▶ Objective
Set down, word for word, only the lines from the start of the records through the line bearing "minimum height=30pt] (lab5)"; include no pictures.
◆ ◆ ◆ ◆ ◆ ◆ ◆
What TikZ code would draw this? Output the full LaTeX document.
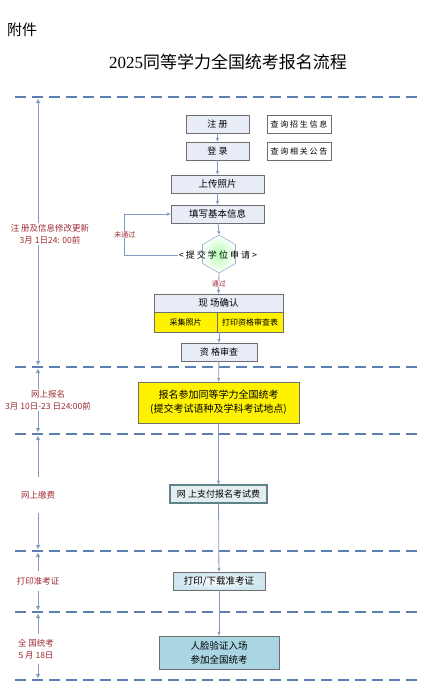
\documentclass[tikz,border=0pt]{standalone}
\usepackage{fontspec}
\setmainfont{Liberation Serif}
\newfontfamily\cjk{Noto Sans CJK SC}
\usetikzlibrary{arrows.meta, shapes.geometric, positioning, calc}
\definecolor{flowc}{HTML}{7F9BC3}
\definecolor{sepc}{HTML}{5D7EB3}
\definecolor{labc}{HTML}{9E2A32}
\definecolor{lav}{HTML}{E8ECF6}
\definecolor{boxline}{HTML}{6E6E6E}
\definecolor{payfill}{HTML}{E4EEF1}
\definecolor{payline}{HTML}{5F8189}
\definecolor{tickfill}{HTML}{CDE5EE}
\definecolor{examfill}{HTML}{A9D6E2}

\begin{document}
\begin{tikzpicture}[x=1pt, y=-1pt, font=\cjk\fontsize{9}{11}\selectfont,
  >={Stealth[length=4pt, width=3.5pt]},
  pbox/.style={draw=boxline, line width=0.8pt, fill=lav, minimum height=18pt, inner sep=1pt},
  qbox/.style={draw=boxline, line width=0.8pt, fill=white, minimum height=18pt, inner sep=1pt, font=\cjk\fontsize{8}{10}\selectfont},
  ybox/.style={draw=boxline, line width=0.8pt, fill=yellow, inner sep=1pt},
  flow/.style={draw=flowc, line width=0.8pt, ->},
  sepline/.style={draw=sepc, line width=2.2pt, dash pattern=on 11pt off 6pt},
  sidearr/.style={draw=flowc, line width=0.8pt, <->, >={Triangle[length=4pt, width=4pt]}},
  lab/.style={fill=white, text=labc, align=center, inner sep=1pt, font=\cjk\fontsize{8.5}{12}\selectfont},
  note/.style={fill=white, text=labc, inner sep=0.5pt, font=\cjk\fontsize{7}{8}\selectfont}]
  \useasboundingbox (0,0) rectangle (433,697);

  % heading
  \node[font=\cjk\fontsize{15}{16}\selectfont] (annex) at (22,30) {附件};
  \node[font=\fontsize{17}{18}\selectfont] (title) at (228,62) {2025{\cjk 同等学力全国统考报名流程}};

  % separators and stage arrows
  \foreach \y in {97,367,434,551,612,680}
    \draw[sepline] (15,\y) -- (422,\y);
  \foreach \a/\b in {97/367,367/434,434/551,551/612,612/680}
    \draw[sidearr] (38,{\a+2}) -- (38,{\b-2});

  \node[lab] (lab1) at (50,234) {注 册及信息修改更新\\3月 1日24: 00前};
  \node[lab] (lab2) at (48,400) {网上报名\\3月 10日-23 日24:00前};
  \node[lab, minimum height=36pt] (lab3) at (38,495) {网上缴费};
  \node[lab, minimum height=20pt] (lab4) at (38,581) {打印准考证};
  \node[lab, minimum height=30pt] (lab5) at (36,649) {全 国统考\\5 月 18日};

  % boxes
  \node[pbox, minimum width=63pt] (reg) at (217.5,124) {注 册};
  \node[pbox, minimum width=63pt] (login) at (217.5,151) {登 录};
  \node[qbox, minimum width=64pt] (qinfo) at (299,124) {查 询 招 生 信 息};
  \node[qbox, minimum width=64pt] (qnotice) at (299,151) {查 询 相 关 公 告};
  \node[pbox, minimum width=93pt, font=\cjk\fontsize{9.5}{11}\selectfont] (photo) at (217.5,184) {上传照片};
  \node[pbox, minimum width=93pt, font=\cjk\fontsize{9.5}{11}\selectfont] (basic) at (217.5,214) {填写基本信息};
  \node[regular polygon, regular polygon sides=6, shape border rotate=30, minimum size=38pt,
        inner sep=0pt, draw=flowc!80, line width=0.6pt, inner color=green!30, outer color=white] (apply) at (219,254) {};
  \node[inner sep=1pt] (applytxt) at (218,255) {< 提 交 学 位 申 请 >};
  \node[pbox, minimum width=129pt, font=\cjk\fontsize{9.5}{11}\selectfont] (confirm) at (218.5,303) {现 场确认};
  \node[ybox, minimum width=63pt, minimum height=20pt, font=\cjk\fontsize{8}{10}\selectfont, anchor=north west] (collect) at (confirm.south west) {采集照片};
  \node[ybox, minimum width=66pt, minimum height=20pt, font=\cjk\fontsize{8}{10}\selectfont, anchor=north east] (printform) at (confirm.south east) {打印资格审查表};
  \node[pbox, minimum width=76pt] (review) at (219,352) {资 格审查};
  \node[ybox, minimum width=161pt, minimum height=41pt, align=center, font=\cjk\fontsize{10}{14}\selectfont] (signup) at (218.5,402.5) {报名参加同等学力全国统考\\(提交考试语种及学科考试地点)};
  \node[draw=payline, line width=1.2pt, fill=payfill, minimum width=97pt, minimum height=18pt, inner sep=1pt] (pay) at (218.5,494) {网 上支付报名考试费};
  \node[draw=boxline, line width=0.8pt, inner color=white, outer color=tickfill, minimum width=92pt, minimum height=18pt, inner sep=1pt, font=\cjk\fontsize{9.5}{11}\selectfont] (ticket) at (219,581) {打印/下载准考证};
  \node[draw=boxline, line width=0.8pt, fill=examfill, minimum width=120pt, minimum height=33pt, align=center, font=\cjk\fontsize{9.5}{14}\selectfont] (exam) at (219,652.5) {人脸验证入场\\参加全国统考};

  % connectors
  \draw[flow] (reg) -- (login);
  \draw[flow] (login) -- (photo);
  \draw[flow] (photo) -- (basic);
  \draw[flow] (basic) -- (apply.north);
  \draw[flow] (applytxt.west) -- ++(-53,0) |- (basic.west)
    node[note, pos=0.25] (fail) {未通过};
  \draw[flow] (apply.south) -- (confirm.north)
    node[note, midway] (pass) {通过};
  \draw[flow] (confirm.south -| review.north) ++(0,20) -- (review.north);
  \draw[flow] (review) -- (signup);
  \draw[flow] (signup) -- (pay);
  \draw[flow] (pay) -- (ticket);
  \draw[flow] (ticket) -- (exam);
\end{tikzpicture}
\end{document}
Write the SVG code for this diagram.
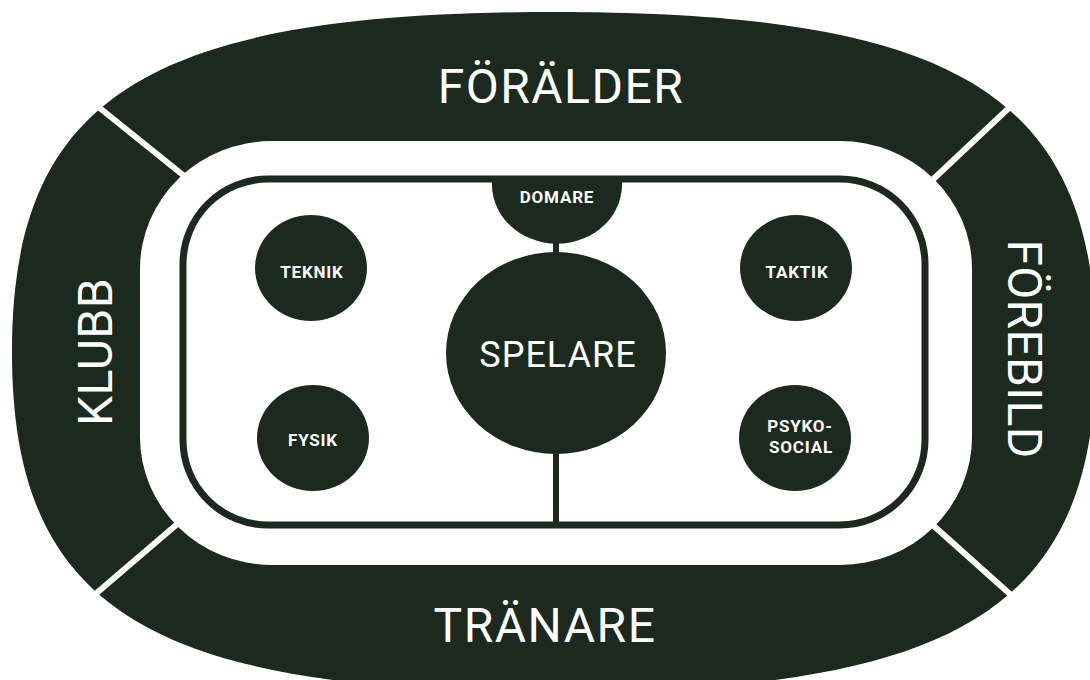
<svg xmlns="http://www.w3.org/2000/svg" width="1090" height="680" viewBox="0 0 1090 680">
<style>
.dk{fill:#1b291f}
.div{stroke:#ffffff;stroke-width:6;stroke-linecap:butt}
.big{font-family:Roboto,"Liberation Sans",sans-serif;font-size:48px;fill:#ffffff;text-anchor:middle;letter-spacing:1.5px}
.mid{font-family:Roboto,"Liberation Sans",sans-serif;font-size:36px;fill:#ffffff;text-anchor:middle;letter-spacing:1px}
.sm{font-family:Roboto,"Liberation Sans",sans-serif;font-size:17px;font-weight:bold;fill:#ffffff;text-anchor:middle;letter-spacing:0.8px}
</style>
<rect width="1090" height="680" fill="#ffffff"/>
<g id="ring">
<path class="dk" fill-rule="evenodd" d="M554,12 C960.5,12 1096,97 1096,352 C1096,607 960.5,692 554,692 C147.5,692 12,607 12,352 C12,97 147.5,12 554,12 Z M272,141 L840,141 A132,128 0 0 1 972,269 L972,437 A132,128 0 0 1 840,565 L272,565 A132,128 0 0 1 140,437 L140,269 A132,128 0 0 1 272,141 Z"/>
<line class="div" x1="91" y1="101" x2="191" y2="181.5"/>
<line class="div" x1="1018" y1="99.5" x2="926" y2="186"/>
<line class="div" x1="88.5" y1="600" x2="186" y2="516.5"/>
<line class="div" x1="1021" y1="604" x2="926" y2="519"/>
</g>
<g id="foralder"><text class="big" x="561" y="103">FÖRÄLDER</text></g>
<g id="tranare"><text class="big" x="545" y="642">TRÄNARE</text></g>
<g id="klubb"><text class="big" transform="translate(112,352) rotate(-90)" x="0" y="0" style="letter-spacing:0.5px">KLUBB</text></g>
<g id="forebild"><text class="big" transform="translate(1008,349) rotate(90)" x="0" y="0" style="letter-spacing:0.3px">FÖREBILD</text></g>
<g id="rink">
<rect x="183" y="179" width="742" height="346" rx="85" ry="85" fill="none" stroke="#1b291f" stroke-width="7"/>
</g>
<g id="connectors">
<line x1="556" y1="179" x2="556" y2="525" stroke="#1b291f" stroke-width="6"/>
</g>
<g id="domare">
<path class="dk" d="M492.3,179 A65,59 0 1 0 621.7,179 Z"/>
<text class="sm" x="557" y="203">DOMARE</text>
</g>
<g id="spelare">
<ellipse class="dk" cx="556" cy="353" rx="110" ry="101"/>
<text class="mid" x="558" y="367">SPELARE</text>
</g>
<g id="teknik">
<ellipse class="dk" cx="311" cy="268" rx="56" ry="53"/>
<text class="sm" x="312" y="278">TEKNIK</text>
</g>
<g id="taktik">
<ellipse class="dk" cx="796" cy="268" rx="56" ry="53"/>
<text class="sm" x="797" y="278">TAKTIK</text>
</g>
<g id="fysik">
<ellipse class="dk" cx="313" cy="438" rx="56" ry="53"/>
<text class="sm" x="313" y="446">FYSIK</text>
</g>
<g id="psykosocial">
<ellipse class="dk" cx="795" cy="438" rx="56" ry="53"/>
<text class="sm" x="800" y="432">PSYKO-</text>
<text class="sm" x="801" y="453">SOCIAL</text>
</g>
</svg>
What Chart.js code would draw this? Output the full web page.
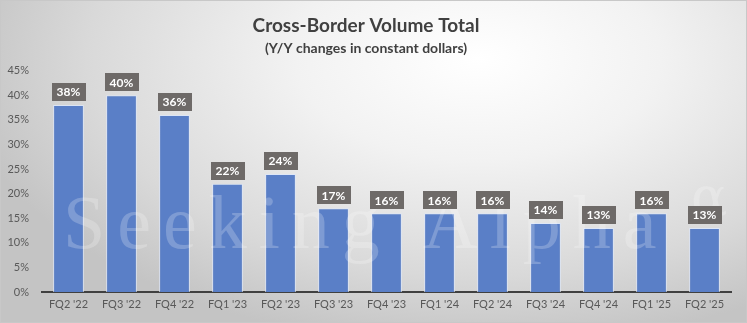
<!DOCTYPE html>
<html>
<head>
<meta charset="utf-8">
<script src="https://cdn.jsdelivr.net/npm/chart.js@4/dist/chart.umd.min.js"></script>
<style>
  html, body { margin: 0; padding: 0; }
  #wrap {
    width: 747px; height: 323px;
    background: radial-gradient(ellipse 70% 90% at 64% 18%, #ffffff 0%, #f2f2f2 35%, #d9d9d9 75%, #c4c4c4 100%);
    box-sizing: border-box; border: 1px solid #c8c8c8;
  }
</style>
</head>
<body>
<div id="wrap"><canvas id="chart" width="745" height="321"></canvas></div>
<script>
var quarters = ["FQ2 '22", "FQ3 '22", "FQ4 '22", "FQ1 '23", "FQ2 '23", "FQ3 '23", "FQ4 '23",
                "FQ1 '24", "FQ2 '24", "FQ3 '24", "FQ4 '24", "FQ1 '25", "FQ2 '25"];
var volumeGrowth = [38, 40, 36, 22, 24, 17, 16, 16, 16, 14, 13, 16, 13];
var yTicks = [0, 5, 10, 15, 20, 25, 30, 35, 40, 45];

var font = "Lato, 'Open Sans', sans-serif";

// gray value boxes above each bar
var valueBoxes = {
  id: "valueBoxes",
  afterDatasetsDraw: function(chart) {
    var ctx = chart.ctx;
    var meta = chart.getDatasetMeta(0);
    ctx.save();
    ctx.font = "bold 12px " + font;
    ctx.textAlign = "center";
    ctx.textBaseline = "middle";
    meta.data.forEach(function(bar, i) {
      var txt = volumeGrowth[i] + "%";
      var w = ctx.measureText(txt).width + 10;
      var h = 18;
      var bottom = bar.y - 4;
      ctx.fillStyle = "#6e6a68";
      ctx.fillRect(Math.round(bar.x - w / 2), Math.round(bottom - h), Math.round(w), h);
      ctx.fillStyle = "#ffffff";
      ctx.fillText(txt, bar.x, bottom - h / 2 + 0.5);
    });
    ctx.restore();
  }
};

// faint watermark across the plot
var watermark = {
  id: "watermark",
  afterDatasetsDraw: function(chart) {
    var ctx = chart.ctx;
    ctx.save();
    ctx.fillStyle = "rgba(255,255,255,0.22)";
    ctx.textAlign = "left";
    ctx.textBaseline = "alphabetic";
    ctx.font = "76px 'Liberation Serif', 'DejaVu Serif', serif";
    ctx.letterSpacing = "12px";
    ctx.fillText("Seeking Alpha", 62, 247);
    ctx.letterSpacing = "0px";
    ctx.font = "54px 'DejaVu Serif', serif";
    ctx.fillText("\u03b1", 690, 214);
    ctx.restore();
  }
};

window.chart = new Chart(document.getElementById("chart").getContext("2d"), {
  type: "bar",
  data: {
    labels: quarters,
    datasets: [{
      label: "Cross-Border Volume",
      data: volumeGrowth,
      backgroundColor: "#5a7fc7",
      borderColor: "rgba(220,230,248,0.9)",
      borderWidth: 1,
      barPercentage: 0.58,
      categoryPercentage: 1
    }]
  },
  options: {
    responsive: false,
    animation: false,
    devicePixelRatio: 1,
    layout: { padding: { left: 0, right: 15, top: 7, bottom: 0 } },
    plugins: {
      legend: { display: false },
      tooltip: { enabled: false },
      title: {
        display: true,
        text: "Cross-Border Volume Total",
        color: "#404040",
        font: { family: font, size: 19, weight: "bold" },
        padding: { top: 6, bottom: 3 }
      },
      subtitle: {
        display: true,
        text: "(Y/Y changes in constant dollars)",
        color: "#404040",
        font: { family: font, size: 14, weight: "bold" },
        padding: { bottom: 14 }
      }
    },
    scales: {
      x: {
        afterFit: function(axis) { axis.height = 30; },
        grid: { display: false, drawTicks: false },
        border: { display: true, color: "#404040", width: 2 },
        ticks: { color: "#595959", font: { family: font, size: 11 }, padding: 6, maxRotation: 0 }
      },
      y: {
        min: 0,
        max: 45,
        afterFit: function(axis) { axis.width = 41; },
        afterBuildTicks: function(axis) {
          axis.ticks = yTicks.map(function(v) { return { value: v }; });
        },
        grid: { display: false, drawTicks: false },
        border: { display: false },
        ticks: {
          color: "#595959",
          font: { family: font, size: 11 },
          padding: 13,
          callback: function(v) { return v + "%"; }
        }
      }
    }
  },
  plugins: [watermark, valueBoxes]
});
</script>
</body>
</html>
◆ ◆ ◆ ◆ ◆ ◆ ◆
▶ Exercise response
What TikZ code would draw this? Output the full LaTeX document.
\documentclass[tikz,border=0pt]{standalone}
\usepackage{fontspec}
\setmainfont{Liberation Serif}
\newfontfamily\cjk{Noto Sans CJK SC}
\usetikzlibrary{arrows.meta, shapes.geometric, positioning, calc}
\definecolor{flowc}{HTML}{7F9BC3}
\definecolor{sepc}{HTML}{5D7EB3}
\definecolor{labc}{HTML}{9E2A32}
\definecolor{lav}{HTML}{E8ECF6}
\definecolor{boxline}{HTML}{6E6E6E}
\definecolor{payfill}{HTML}{E4EEF1}
\definecolor{payline}{HTML}{5F8189}
\definecolor{tickfill}{HTML}{CDE5EE}
\definecolor{examfill}{HTML}{A9D6E2}

\begin{document}
\begin{tikzpicture}[x=1pt, y=-1pt, font=\cjk\fontsize{9}{11}\selectfont,
  >={Stealth[length=4pt, width=3.5pt]},
  pbox/.style={draw=boxline, line width=0.8pt, fill=lav, minimum height=18pt, inner sep=1pt},
  qbox/.style={draw=boxline, line width=0.8pt, fill=white, minimum height=18pt, inner sep=1pt, font=\cjk\fontsize{8}{10}\selectfont},
  ybox/.style={draw=boxline, line width=0.8pt, fill=yellow, inner sep=1pt},
  flow/.style={draw=flowc, line width=0.8pt, ->},
  sepline/.style={draw=sepc, line width=2.2pt, dash pattern=on 11pt off 6pt},
  sidearr/.style={draw=flowc, line width=0.8pt, <->, >={Triangle[length=4pt, width=4pt]}},
  lab/.style={fill=white, text=labc, align=center, inner sep=1pt, font=\cjk\fontsize{8.5}{12}\selectfont},
  note/.style={fill=white, text=labc, inner sep=0.5pt, font=\cjk\fontsize{7}{8}\selectfont}]
  \useasboundingbox (0,0) rectangle (433,697);

  % heading
  \node[font=\cjk\fontsize{15}{16}\selectfont] (annex) at (22,30) {附件};
  \node[font=\fontsize{17}{18}\selectfont] (title) at (228,62) {2025{\cjk 同等学力全国统考报名流程}};

  % separators and stage arrows
  \foreach \y in {97,367,434,551,612,680}
    \draw[sepline] (15,\y) -- (422,\y);
  \foreach \a/\b in {97/367,367/434,434/551,551/612,612/680}
    \draw[sidearr] (38,{\a+2}) -- (38,{\b-2});

  \node[lab] (lab1) at (50,234) {注 册及信息修改更新\\3月 1日24: 00前};
  \node[lab] (lab2) at (48,400) {网上报名\\3月 10日-23 日24:00前};
  \node[lab, minimum height=36pt] (lab3) at (38,495) {网上缴费};
  \node[lab, minimum height=20pt] (lab4) at (38,581) {打印准考证};
  \node[lab, minimum height=30pt] (lab5) at (36,649) {全 国统考\\5 月 18日};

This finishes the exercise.